Forgetting the Dry Run Phase
I initially deployed rate limits without testing them in dry-run mode. Nginx has a limit_req_dry_run on; directive that logs violations without actually blocking them. I should have used this first to understand my traffic patterns. Instead, I locked myself out twice during testing and had to SSH into the container to fix the config.
Not Returning Proper 429 Responses
My first version just let Nginx return its default 503 error when rate limits triggered. This confused clients because 503 usually means “service down, retry later.” I needed to return 429 specifically and include a Retry-After header:
error_page 429 = @rate_limited;
location @rate_limited {
default_type application/json;
add_header Retry-After 60 always;
return 429 '{"error":"rate_limited","retry_after":60}';
}
The always flag on add_header was critical—without it, Nginx won’t add headers to error responses.
Underestimating Memory Requirements
I initially allocated 5MB to my rate limit zones. This seemed like plenty, but I underestimated how many unique keys I’d see. Each IP or token consumes a small amount of memory to track state. When my zones filled up, Nginx started evicting old entries, which meant rate limits became inconsistent. I bumped it to 20MB and haven’t had issues since.
Monitoring and Adjusting
I added logging to track rate limit violations:
limit_req_log_level warn;
This writes a warning to the Nginx error log every time a request is rejected. I tail these logs with a simple monitoring script that sends me a notification if violations spike. This has helped me catch new attack patterns and adjust limits accordingly.

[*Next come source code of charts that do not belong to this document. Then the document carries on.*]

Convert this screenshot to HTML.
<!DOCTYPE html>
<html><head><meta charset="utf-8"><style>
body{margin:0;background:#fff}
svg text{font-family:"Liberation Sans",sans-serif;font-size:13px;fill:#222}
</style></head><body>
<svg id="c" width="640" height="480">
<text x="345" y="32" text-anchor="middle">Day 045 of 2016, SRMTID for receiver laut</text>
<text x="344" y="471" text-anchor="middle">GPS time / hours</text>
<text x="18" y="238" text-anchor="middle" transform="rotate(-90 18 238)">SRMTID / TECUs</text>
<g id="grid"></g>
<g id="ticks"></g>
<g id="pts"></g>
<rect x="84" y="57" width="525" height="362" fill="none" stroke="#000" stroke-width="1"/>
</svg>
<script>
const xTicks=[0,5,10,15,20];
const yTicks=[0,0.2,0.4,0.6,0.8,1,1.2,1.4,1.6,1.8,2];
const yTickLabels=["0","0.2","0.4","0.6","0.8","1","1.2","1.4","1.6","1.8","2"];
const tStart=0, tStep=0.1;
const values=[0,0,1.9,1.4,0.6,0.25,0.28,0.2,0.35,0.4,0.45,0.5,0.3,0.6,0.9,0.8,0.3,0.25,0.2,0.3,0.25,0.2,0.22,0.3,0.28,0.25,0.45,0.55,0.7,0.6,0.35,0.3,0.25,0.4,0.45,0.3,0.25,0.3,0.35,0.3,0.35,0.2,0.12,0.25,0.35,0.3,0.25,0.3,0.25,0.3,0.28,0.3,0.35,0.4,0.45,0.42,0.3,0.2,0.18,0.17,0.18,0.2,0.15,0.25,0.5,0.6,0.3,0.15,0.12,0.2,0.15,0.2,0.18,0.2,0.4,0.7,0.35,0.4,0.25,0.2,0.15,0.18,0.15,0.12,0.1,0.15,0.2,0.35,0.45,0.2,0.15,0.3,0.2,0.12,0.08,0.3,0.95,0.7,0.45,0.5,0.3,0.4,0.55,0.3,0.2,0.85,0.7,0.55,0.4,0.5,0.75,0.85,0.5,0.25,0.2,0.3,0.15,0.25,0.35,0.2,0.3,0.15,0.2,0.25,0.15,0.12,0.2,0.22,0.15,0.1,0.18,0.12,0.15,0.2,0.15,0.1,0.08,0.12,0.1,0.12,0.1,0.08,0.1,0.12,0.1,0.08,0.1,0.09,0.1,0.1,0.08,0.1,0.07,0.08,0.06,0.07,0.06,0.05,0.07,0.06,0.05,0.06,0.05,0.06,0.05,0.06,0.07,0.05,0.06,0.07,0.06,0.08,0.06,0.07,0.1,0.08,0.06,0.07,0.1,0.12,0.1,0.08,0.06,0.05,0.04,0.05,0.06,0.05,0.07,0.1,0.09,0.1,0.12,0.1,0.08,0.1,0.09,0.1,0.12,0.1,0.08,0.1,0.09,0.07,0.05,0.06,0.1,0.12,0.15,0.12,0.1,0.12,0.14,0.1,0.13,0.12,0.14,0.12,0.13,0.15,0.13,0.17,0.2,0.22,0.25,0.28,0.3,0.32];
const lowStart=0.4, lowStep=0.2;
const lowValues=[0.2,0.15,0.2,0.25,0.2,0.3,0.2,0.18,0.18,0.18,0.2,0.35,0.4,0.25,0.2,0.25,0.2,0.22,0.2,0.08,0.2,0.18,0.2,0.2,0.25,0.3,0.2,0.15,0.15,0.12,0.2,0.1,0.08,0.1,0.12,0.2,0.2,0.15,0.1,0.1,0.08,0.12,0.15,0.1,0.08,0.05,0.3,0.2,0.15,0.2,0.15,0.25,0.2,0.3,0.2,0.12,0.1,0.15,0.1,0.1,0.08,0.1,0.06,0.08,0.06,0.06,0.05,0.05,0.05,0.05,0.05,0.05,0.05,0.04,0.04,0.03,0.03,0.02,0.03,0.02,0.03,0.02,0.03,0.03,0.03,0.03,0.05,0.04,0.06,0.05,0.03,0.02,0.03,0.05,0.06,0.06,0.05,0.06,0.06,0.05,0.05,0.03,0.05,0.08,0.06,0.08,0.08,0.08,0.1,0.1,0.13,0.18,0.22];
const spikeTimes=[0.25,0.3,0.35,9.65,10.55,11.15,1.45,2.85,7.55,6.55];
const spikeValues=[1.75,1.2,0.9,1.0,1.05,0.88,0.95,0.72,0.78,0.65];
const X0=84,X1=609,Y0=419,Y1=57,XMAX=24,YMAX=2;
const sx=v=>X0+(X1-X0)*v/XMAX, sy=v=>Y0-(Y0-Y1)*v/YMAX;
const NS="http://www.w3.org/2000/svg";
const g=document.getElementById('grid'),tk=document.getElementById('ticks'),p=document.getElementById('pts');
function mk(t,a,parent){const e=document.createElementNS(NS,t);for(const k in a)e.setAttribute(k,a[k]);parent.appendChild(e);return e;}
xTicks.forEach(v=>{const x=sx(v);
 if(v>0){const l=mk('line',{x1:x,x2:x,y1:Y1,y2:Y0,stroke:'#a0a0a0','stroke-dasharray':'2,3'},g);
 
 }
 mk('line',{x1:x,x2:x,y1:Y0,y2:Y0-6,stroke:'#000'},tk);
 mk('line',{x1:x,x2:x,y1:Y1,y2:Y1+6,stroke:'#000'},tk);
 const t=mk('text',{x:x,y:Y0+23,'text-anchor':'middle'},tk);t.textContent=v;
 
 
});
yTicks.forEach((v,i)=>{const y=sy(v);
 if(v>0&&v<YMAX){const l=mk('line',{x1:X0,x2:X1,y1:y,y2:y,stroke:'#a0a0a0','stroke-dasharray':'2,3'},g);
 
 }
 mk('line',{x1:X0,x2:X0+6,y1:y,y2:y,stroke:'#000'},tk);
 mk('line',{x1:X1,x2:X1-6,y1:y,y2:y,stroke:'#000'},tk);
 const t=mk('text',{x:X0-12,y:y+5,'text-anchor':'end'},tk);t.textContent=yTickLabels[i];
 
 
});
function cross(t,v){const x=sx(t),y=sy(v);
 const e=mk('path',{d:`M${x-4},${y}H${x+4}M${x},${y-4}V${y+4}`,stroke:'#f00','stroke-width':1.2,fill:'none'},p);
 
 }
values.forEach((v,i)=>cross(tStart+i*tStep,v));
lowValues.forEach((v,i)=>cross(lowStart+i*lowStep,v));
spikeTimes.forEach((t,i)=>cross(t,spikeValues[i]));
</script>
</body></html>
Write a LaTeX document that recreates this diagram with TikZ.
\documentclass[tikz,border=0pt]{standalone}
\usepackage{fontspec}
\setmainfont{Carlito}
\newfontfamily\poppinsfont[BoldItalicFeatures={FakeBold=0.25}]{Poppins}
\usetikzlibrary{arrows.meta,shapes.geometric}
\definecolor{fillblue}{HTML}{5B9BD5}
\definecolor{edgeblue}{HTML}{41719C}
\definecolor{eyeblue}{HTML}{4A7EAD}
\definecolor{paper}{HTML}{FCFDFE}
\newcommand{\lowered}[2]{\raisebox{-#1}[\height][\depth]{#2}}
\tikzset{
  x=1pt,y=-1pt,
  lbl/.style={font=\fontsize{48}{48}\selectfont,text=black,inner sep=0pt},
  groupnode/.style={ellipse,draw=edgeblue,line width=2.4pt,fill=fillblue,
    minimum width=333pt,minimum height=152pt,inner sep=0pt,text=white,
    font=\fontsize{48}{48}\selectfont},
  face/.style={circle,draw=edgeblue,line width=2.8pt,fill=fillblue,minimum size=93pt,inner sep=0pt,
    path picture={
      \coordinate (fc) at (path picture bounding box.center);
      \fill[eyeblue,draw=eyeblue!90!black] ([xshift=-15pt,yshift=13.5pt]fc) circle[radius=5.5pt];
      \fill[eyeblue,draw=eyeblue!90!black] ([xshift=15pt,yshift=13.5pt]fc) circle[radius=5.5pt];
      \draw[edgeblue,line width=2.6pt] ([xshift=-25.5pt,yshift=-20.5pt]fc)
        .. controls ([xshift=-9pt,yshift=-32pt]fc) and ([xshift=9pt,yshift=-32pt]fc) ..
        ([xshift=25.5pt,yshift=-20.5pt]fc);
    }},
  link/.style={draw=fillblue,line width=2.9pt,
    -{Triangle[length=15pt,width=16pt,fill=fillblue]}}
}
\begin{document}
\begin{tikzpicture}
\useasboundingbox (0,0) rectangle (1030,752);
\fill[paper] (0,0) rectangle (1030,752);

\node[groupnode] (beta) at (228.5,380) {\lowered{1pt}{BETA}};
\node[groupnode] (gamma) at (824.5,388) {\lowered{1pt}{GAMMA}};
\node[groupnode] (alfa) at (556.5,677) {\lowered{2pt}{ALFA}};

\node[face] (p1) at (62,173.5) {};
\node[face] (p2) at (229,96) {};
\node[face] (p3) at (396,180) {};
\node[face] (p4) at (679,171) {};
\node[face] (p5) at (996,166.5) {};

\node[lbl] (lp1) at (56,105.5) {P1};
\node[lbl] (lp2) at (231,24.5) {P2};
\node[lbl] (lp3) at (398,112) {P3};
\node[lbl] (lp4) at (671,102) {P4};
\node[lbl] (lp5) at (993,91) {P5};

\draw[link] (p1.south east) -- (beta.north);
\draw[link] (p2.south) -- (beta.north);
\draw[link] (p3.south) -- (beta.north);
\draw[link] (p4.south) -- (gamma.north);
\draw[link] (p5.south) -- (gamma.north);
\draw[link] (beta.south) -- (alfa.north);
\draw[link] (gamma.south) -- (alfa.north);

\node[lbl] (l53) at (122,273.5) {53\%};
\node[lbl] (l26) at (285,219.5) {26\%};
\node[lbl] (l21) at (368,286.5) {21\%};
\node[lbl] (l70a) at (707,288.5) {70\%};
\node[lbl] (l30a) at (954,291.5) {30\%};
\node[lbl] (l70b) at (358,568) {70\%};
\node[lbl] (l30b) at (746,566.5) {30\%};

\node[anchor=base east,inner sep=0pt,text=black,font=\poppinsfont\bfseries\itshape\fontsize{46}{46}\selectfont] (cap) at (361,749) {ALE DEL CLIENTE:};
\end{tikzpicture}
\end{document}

I also discovered that my legitimate usage varies wildly. During testing sessions, I might send 100+ requests in a few minutes. During normal use, maybe 10 per hour. I ended up creating separate location blocks with different limits for different endpoints—tighter limits on authentication routes, looser limits on model inference routes.
Key Takeaways
Rate limiting at the Nginx layer works well for protecting self-hosted LLM endpoints. The key lessons from my setup:
- Start with per-IP limits, but move to per-token limits as soon as you have authentication
- Use both rate limits (requests per second) and connection limits (concurrent sockets) to cover different attack patterns
- Set burst values based on real usage patterns, not arbitrary strictness
- Always test in dry-run mode first and watch the logs
- Return proper 429 responses with Retry-After headers so clients know what’s happening
- Allocate enough shared memory for your zones—20MB is a safe starting point
The configuration I run now has been stable for several months. I still see occasional rate limit violations in the logs, but they’re from obvious bots and scanners, not legitimate traffic. My LLM endpoints stay responsive, and I haven’t had another incident where abuse degraded service for real users.
One limitation I’m still working through: rate limits don’t prevent token guessing entirely, they just slow it down. If someone has enough patience and rotates IPs, they could still eventually guess a valid token. For that, I’d need proper authentication with short-lived JWTs and token rotation, which is a bigger project I haven’t tackled yet.